Ma c’è anche il senso dell’accrescimento di una consapevolezza. La cultura è un valore aggiunto intimo, mentale, psicologico. E’ una modalità di comportamento e un’emozione, una fase del nostro sentire. La cultura regala una capacità segreta e incrollabile di decidere per sé e non farsi fregare dal primo venditore di parole vuote. Proprio per questo non può essere catalogata, non può avere una sola declinazione e meno che mai potrebbe ingabbiarsi in una società che – grazie al cielo – è sempre più multietnica. Ecco, mi piacerebbe e mi piacerà discutere di cultura per spaccare le menti di chi ancora crede che noi “italiani” (leggete: gente con la pelle chiara e due o tre generazioni di parenti nate qui) siamo titolari del diritto ad abitare in Italia con tutti gli onori (quali?) e gli oneri (tanti), e chi invece è arrivato dopo e magari ha una religione diversa da quella del Vaticano e la pelle di uno o due punti di colore più scura o gialla o rossa debba definirsi “ospite”. Avete notato che una frase scema e frequente nei social network è “già che li ospitiamo almeno si comportino bene?”. Ragazzi, vi svelo un segreto: siamo nel 2014 (quasi 2015) e il concetto di ospite come lo vivete voi si è estinto da almeno cent’anni. Se in altri Paesi avessero ragionato così tanti italiano sarebbero stati rimbalzati dall’estero per direttissima. Cari miei, no che non sono ospiti: se sono arrivati e si stabiliscono qui la cosa più furba che possiamo fare è accoglierli e permettere loro di migliorarci, di insegnarci cose che non conosciamo, di permeare quel po’ di retrogrado e sterile che ancora manteniamo come retaggio ereditario per portarci avanti, alla libertà vera. Quella di avere mille occhi e mille orecchie, tante mani da stringere e un’anima da fare evolvere al meglio.
E cultura in fondo è anche leggerezza. E’ volare, volare, volare. Niente come la cultura può portarci in alto e liberarci dai pesi e dalle catene.
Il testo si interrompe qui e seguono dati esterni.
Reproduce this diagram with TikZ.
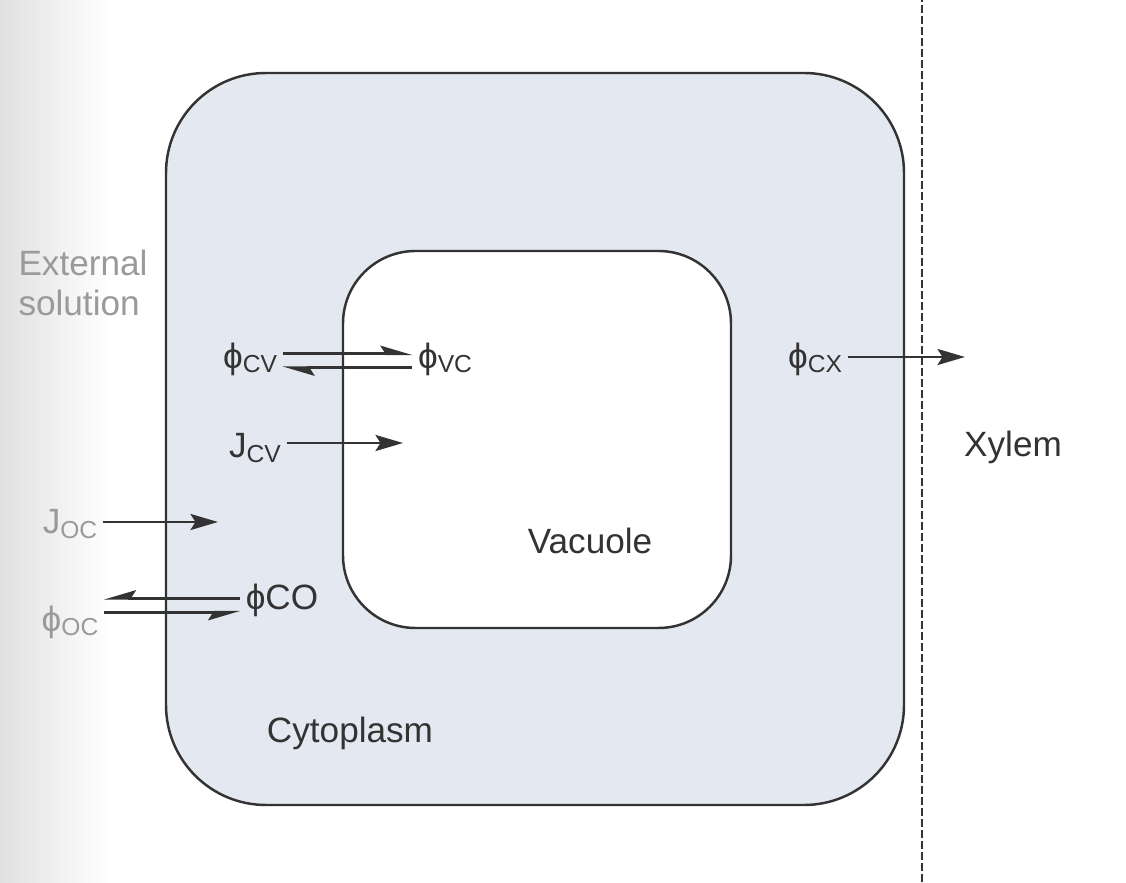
\documentclass[tikz,border=0pt]{standalone}
\usepackage{fontspec}
\setmainfont{Liberation Sans}
\usetikzlibrary{arrows.meta}

\definecolor{cytofill}{HTML}{E4E8F0}
\definecolor{inkgray}{HTML}{333333}
\definecolor{fadegray}{HTML}{9A9A9A}

\newcommand{\sbs}[1]{\raisebox{-2.5pt}{\fontsize{14}{14}\selectfont #1}}

\begin{document}
\begin{tikzpicture}[
    font=\fontsize{20}{23}\selectfont,
    lbl/.style={text=inkgray, inner sep=3pt},
    faint/.style={text=fadegray, inner sep=3pt, align=left},
    wall/.style={draw=inkgray, line width=1.4pt},
    arr/.style={-{Stealth[length=0.55cm, width=0.32cm, inset=0.1cm]},
                line width=1.5pt, draw=inkgray},
    harp/.style={-{Stealth[harpoon, length=0.55cm, width=0.32cm, inset=0.1cm]},
                 line width=1.5pt, draw=inkgray},
    harpS/.style={-{Stealth[harpoon, swap, length=0.55cm, width=0.32cm, inset=0.1cm]},
                  line width=1.5pt, draw=inkgray},
  ]
  \useasboundingbox (0,0) rectangle (22.52,17.64);

  %% ================================================================
  %% Background and compartments
  %% ================================================================
  \shade[left color=black!12, right color=white] (0,0) rectangle (2.2,17.64);

  \draw[wall, fill=cytofill, rounded corners=2.0cm]
    (3.32,1.54) rectangle (18.08,16.18);
  \draw[wall, fill=white, rounded corners=1.45cm]
    (6.86,5.08) rectangle (14.62,12.62);

  %% xylem boundary
  \draw[inkgray, line width=1.3pt, dash pattern=on 0.16cm off 0.06cm]
    (18.44,0) -- (18.44,17.64);

  %% ================================================================
  %% Region labels
  %% ================================================================
  \node[faint] (ext)   at (1.66, 11.98) {External\\solution};
  \node[lbl]   (vac)   at (11.8,  6.82) {Vacuole};
  \node[lbl]   (cyto)  at (7.0,   2.98) {Cytoplasm};
  \node[lbl]   (xyl)   at (20.26, 8.70) {Xylem};

  %% ================================================================
  %% Fluxes
  %% ================================================================
  \node[lbl]   (phicv) at (5.0,  10.46) {ϕ\sbs{CV}};
  \node[lbl]   (phivc) at (8.9,  10.46) {ϕ\sbs{VC}};
  \node[lbl]   (jcv)   at (5.1,   8.68) {J\sbs{CV}};
  \node[faint] (joc)   at (1.4,   7.16) {J\sbs{OC}};
  \node[faint] (phioc) at (1.4,   5.20) {ϕ\sbs{OC}};
  \node[lbl]   (phico) at (5.64,  5.64) {ϕCO};
  \node[lbl]   (phicx) at (16.3, 10.46) {ϕ\sbs{CX}};

  \coordinate (jcvend) at (8.06, 8.78);
  \coordinate (jocend) at (4.36, 7.20);
  \coordinate (cxend)  at (19.3, 10.50);

  \draw[harp]  ([yshift=3pt]phicv.east) -- ([yshift=3pt]phicv.east -| phivc.west);
  \draw[harp]  ([yshift=-5pt]phicv.east -| phivc.west) -- ([yshift=-5pt]phicv.east);
  \draw[arr]   (jcv.east |- jcvend) -- (jcvend);
  \draw[arr]   (joc.east |- jocend) -- (jocend);
  \draw[harpS] ([yshift=1pt]phico.west) -- ([yshift=1pt]phioc.east |- phico);
  \draw[harpS] ([yshift=-7pt]phioc.east |- phico) -- ([yshift=-7pt]phico.west);
  \draw[arr]   (phicx.east |- cxend) -- (cxend);

  \end{tikzpicture}
\end{document}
A patto che non sia la cultura delle caste pseudoletterarie che si conoscono tutte tra loro e non estendono a te gli inviti massonici con cui aprono i festival di letteratura (si ubriacano fino a notte alle feste dei vari editori, ma è tutto molto, molto colto credetemi), a patto che non si tratti degli scambi tra scrittori che si elogiano e recensiscono tra loro “e dei lettori chi se ne frega”. Avete presente chi scrive complicato apposta per non farsi capire e crede che questa sia l’eccellenza? Macché, non fatevi intimidire. Sono sempre più convinta che la cultura vera sia l’approccio di Carver (e non solo suo): se il lettore non mi capisce il problema è mio, ho sbagliato qualcosa. E’ molto più difficile scrivere chiaro e facile in modo universale, lì sta l’abilità reale! Lo stile è ciò che rende evidente e piacevole, quasi un orgasmo di lettura, ogni possibile contenuto.
Il mio blog su Cultora terrà conto di ciò che sono e ciò che credo di sapere e sottolineerà tanti miei dubbi. Perché con i dubbi si fa cultura, con le certezze quasi mai.